Both you and Chuck see this situation as naturally arising out of some aspect of open source software. I see this as being simply a side-effect of particular compiler developers enjoying optimization more than portability. Couldn't it just be priorities on these teams that led them to this situation, without it being some kind of indirect result of some over-arching political/economic phenomenon?
I agree and as an academic I can say that optimizations are sure sell for an academic paper, and I think most new optimizations are first developed in academic work in industry or at universities.
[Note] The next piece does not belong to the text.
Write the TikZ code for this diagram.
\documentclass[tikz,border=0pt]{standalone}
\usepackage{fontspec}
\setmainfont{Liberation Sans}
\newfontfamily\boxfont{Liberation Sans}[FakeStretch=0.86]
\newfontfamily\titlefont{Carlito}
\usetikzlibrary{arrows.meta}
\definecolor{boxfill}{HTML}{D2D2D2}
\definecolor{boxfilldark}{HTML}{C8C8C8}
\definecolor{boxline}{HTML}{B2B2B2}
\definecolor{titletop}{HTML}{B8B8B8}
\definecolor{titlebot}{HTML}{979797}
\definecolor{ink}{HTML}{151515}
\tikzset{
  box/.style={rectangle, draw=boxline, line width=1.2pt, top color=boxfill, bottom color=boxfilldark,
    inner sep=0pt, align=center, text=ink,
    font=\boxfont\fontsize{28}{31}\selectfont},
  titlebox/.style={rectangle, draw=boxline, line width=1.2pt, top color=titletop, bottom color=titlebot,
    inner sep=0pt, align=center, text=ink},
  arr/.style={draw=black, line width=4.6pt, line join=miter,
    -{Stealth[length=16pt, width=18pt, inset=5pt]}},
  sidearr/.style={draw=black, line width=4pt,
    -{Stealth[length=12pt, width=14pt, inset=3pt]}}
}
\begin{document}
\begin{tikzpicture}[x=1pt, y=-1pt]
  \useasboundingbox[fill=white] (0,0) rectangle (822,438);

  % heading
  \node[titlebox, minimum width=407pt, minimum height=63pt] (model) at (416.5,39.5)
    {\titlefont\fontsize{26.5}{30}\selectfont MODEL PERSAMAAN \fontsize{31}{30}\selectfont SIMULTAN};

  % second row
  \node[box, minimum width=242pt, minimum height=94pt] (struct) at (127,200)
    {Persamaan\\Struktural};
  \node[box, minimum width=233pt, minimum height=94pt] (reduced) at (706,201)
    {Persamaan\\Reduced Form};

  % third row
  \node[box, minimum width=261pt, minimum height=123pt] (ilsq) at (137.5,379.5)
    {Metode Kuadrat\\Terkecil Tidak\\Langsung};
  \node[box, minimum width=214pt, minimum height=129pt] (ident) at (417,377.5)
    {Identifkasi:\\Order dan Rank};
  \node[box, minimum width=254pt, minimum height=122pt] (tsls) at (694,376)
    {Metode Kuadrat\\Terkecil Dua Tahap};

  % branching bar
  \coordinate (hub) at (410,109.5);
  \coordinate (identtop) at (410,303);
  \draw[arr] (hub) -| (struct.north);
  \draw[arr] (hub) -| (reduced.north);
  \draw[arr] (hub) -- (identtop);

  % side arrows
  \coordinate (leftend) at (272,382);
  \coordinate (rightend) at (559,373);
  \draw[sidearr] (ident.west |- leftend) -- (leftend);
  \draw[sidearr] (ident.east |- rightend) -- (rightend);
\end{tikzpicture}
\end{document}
Portability on the other end seems like a hard sell and if it sounds too much like engineering it is academic suicide.
I don't think Apple is aiming for "a compiler which prioritizes stability and correctness over new functionality and optimizations". I haven't checked, but I would not be surprised if they have cases where the compiler shipping with Mac OS X 10.q is obsoleted before they ship Mac OS X 10.q+1 a year later. Also, I think clang was the first compiler to claim to fully support C++ 11,

As to the subject at hand: OpenBSD aims for an OS "which prioritizes stability and correctness over new functionality and optimizations". Such an OS will want to use a similar compiler. And yes, I think one can draw an analogy between gcc/egcs and BSD/Linux here.

> Also, I think clang was the first compiler to claim to fully support C++ 11,

GCC 4.8.1 was the first compiler with complete C++11 support. Clang with complete C++11 support was released a bit later.
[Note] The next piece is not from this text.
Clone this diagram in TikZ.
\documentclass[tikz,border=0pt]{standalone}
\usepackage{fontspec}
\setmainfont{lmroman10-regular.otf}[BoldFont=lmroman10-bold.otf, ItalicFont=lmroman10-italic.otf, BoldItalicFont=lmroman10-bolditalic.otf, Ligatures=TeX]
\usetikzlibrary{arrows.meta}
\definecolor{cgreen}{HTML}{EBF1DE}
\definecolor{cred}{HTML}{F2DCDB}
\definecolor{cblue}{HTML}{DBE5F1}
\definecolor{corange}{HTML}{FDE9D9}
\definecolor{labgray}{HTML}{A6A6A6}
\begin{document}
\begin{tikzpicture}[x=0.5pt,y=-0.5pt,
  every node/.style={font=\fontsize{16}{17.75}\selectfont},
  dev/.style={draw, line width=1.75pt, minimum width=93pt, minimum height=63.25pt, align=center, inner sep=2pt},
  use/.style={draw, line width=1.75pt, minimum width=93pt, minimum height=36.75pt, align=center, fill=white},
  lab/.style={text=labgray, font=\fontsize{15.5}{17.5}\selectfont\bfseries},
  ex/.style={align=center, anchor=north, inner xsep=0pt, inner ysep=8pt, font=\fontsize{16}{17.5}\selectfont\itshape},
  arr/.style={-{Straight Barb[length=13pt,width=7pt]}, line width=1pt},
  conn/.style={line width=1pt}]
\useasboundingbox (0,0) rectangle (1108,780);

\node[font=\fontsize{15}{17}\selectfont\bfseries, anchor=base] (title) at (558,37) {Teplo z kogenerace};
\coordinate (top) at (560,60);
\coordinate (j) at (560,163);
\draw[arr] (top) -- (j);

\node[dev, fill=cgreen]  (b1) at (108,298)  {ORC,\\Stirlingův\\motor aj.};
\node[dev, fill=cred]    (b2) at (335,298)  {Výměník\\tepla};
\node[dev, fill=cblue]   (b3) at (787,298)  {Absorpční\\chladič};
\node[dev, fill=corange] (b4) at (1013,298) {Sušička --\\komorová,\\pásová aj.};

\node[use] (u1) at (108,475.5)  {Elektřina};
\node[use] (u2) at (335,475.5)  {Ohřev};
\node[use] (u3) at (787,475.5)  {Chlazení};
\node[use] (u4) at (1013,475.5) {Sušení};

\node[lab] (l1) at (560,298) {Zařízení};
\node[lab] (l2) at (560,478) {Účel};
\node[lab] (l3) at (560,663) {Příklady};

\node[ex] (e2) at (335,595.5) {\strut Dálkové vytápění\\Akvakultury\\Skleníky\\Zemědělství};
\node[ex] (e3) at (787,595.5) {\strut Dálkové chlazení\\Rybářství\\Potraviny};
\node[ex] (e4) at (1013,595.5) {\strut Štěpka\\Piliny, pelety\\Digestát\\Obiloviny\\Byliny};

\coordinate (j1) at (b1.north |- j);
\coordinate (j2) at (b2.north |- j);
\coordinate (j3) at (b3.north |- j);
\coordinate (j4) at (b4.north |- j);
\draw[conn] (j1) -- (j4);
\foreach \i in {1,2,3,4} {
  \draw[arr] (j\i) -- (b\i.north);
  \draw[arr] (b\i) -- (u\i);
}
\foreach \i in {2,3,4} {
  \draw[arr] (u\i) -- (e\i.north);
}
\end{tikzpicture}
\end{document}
Didn't Clang/compiler-rt have full support before GCC/libcxx (or whatever it's called) did? In my mind, and the minds of most others, this means actual full C++1 support. GCC claimed it early, but only because the compiler supported it fully, though afaict there were features which weren't supported in the runtime. Clang/compiler/rt fully support the language, and I believe they were the first to do so.
http://gcc.gnu.org/onlinedocs/gcc-4.8.1/gcc/Standards.html#S...:

"For information regarding the C++11 features available in the experimental C++11 mode, see http://gcc.gnu.org/projects/cxx0x.html"*

That link shows that the compiler is feature complete, and refers (indirectly) to http://gcc.gnu.org/onlinedocs/libstdc++/manual/status.html#s... for library support. That has quite a few 'missing x,y,z' or outright "N" markers.

gcc 4.8.1 is from May 31; Clang/LLVM _claimed_ full C++11 support in June (http://blog.llvm.org/2013/06/llvm-33-released.html)

Does that mean that clang passed the finish line earlier? Maybe, but it could just be that the gcc project looks harder for bugs in their own project, thus placing their finish line farther out.

Frankly, it doesn't really matter who was first. It's way more important to know whether the compilers generate correct code and if they do, that it is efficient.